Synopsis: A young woman Maude (Adelaide Clemens) studying medicine in Germany returns to Adelaide, South Australia to try to find her twin sister Cleo (Clemens), who disappeared a year earlier and about whom she has been having disturbingly real nightmares.
Adelaide has been called both “the city of churches” and “the murder capital of the world”. The latter tag is on statistical evidence alone indefensible but it is true that the city is home to an unusually high number of ghoulish crimes – the abduction and probable murder of the three Beaumont children in 1966, the Truro Murders in 1977 in which seven women were raped, killed and buried in shallow graves, in the early 1980s five young men were abducted, drugged, mutilated and murdered in what became known as the Family Murders and, of course the Snowtown Murders, described in Justin Kurzel’s 2011 masterpiece Snowtown.

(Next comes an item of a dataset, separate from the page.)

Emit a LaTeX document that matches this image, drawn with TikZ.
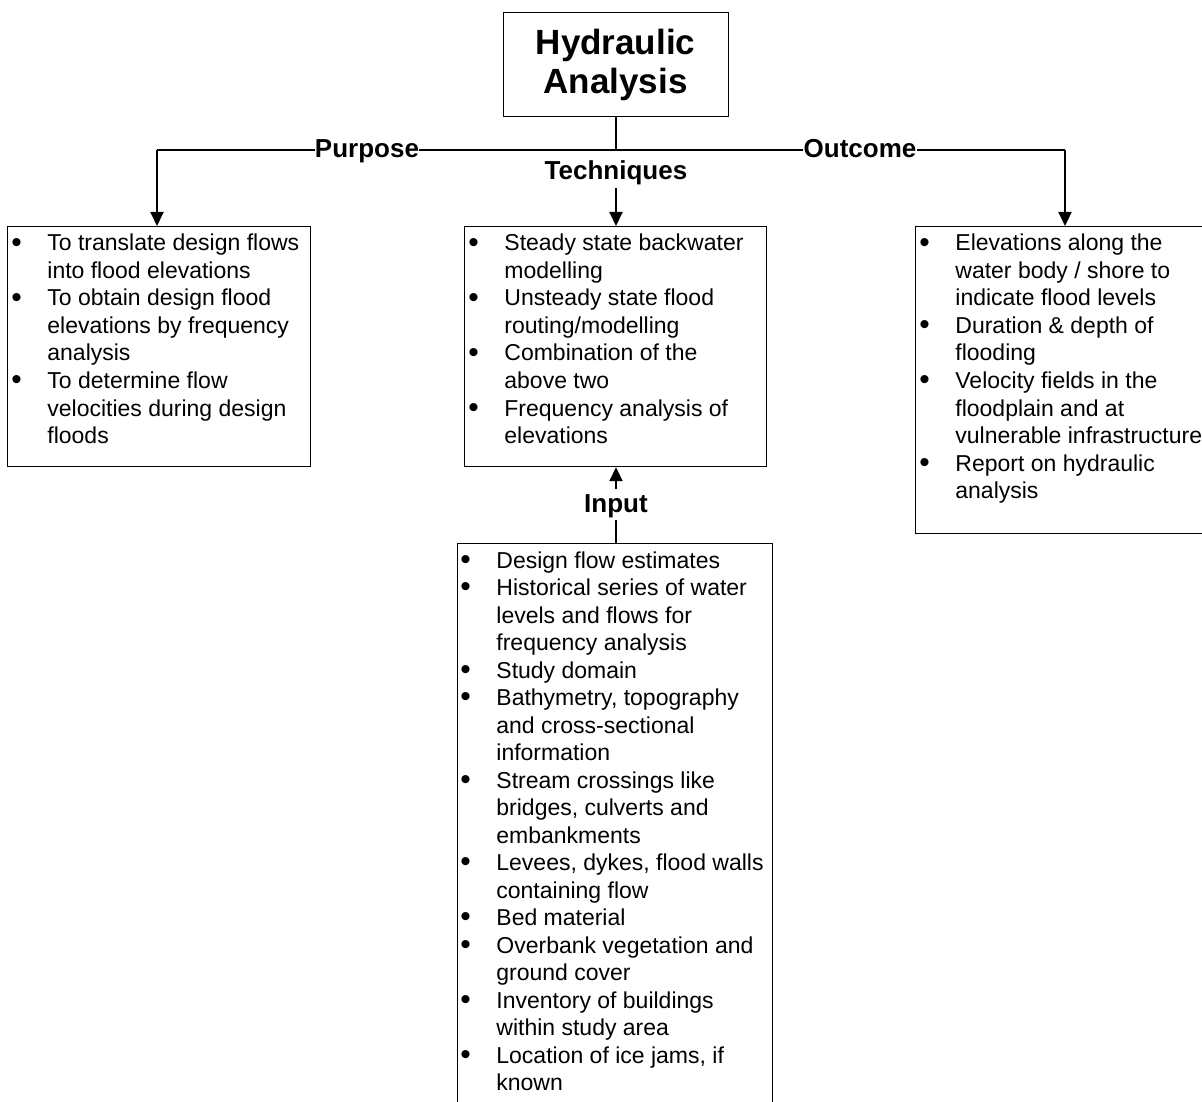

So it is entirely appropriate that debut writer-director Luke Shanahan should make the South Australian capital the locus for his horror-thriller. However where Kurzel’s film succeeded because it concentrated on, to use a now much-worn phrase “the banality of evil”, in what was essentially a realistic portrayal of events, Shanahan’s film, albeit a work of fiction, almost completely bypasses the specifics of his story and plugs straight into the familiar tropes of the horror-thriller genre: an isolated country mansion hideaway, dubious basement medical experiments, inmates staring helplessly through mullioned windows, hooded minions and dudes with bad haircuts standing ominously alone in wintry landscapes. The aim is evidently to scare us and to some extent the film is successful but in what I assume is an attempt to imbue his film with European atmosphere as opposed to Hollywood story-telling, Shanahan purposely erases the mechanics of his plot, leaving us with an indeterminate narrative drift and ill-defined motivations (only Clemens's Maude really emerges as a fully-rounded character), the whole thing punctuated with a thunderous clangour in the form of Michael Darren’s score that periodically erupts on the soundtrack. The latter and the striking opening credits, neutrally white characters on a blood-red background, are probably the best things about the film.
Aside from the broad strokes, it is hard to say what is going on for the duration of Rabbit. Only a late scene in which a gaggle of elderly men and women in vintage luxury cars turn up, as "The Council" perhaps suggesting some kind of National Socialist inflected occultist cenacle (Shanahan not only has Maude studying in Berlin but at one point the director of the mansion played by Veerle Baetens sings a German lullaby to one of the sequestered children and later dances with her husband to ebullient Beethoven) but this still doesn’t make the film any more than generally comprehensible.
Certain horror films such as The Shining (1980) can offer satisfactions for a cross-over audience but Rabbit is very much for dyed-in-the-wool horror fans, a to-me strange group who seem to feed on portentous crypticism like ghouls on a freshly-discovered corpse.